Proprio com’erano nuovi (e addirittura non previsti) i nove abusi edilizi
contestati nella sua vasta villa sulle dune di Sabaudia, dove da una ventina di
estati, Giovanni ospita il mitologico Francesco Totti, le atlete più belle, le
attrici e i registi più famosi, compreso il piccolo Peppuccio Tornatore che lì si
scottò, abbagliato dai raggi della Bellucci. Con il suo migliore amico, Luca
Cordero di Montezemolo, ha condiviso, oltre a molti pacchetti azionari, anche
l’incombenza di arredare le ore liete dell’Avvocato Giovanni Agnelli, che
appena libero dalle fatiche dello sci d’alta quota, da loro si scapicollava, a
curarsi la noia e in fondo anche la solitudine, beandosi di quelle belle bande
femminili che Giovanni facilmente assemblava. Per fama, se non addirittura per
naturale diritto di playboy, essendo atletico nel gioco e nel fisico, 193
centimetri di altezza, elegantissimo, dalla zazzera un tempo sale e pepe, fino
alle scarpe inglesi, passando per il mezzo sorriso, che Lucrezia Lante della
Rovere, sua seconda moglie di gioventù, definisce nell’autobiografia, da
“disinvoltissimo figlio di puttana”. Giudizio che lui considera
un’esagerazione, stimandosi al contrario un uomo accogliente e generoso.
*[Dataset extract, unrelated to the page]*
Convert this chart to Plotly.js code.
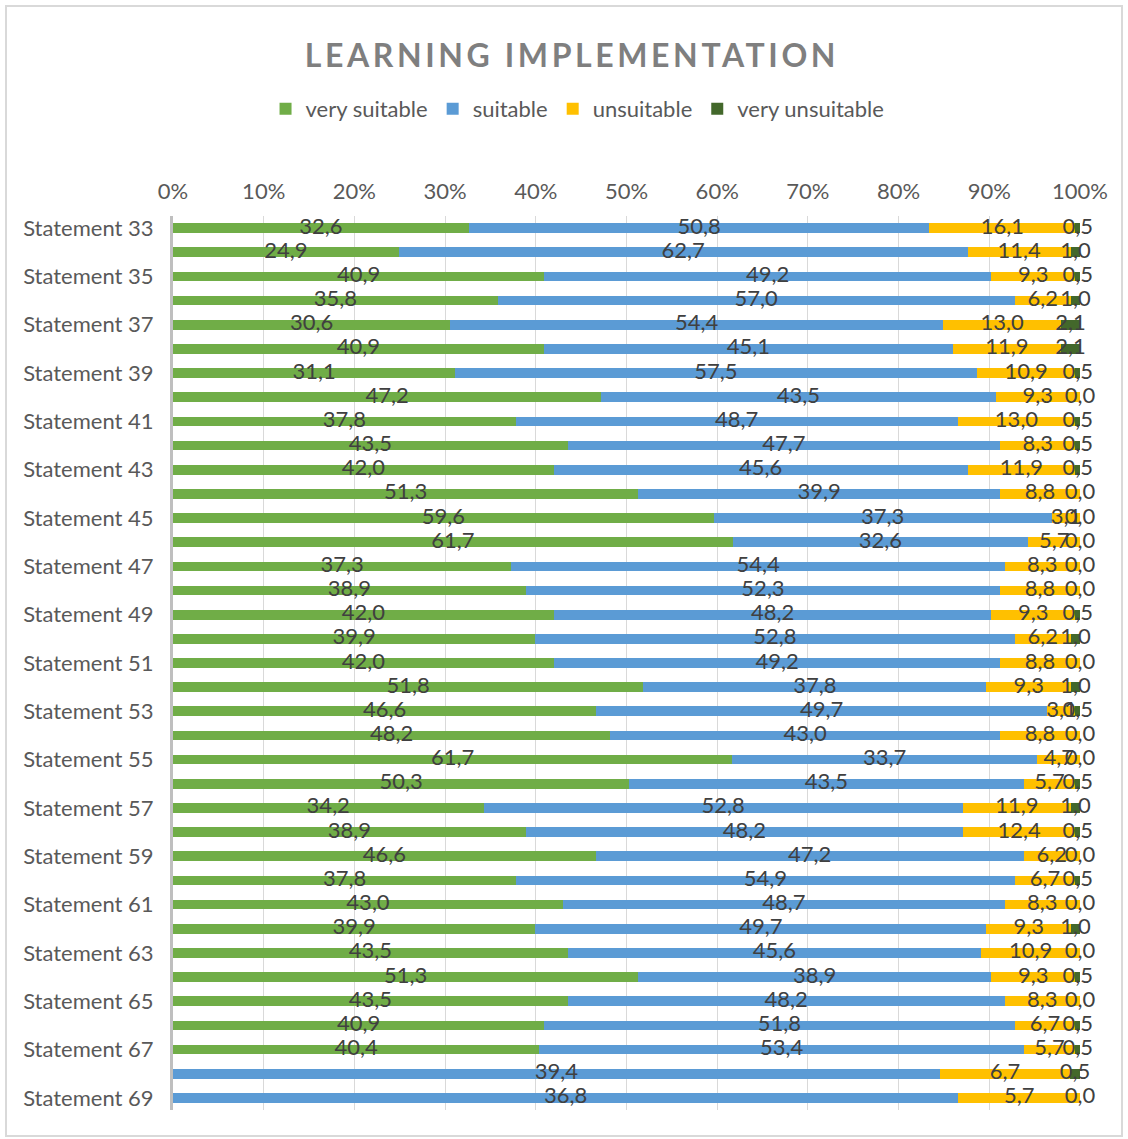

Preciso nei doveri di padre e in quelli degli affari, nessun pasticcio
contabile nei divorzi: alle sue ex una casa e una tata ciascuna, più qualche
riunione familiare alle feste comandate, magari a Cortina, lui a capotavola con
un mezzo cubano acceso a godersi l’armonia della sua succession. Nemico del
disordine, gira con uno staff munito di taccuini, tablet, telefonini trillanti,
dai tempi in cui governò i Mondiali di Nuoto del 1990, fino al litigio
(memorabile) con Virgina Raggi sindaca, che cancellò il progetto delle
Olimpiadi a Roma, anno 2016, secondo lui “un delitto” senza rimedio. E da dieci
anni per scalare con puntiglio tutti gli appuntamenti di giornata, governare le
48 Federazioni nazionali, le 15 Discipline associate, i 14 Enti di Promozione
sportiva, e naturalmente i 14 milioni di “amici” tesserati. Per intero lo sport
nazionale, tranne il labirinto del Calcio con i suoi presidenti di serie A,
“tutti dei delinquenti veri”, come disse in una conversazione privata,
riportata dai giornali e smentita con il consueto aplomb del “sono tutti cari
amici”. I nemici si fanno avanti adesso che il suo regno risplende. La destra
non ama interferenze. È affamata di poltrone e Abodi agirà, sventolando il
cartellino rosso. Renzi e il Pd protesteranno. Il Quirinale pur festeggiandolo
non interferirà. Lui troverà altre mete. Non per nulla s’è battezzato con
affetto “Megalò”, cioè ammalato di quel narcisismo che gli psicologi
dell’infanzia giudicano sempre illimitato, quanto la superficie dell’acqua che
lo riflette. Nuoterà. Non affonderà.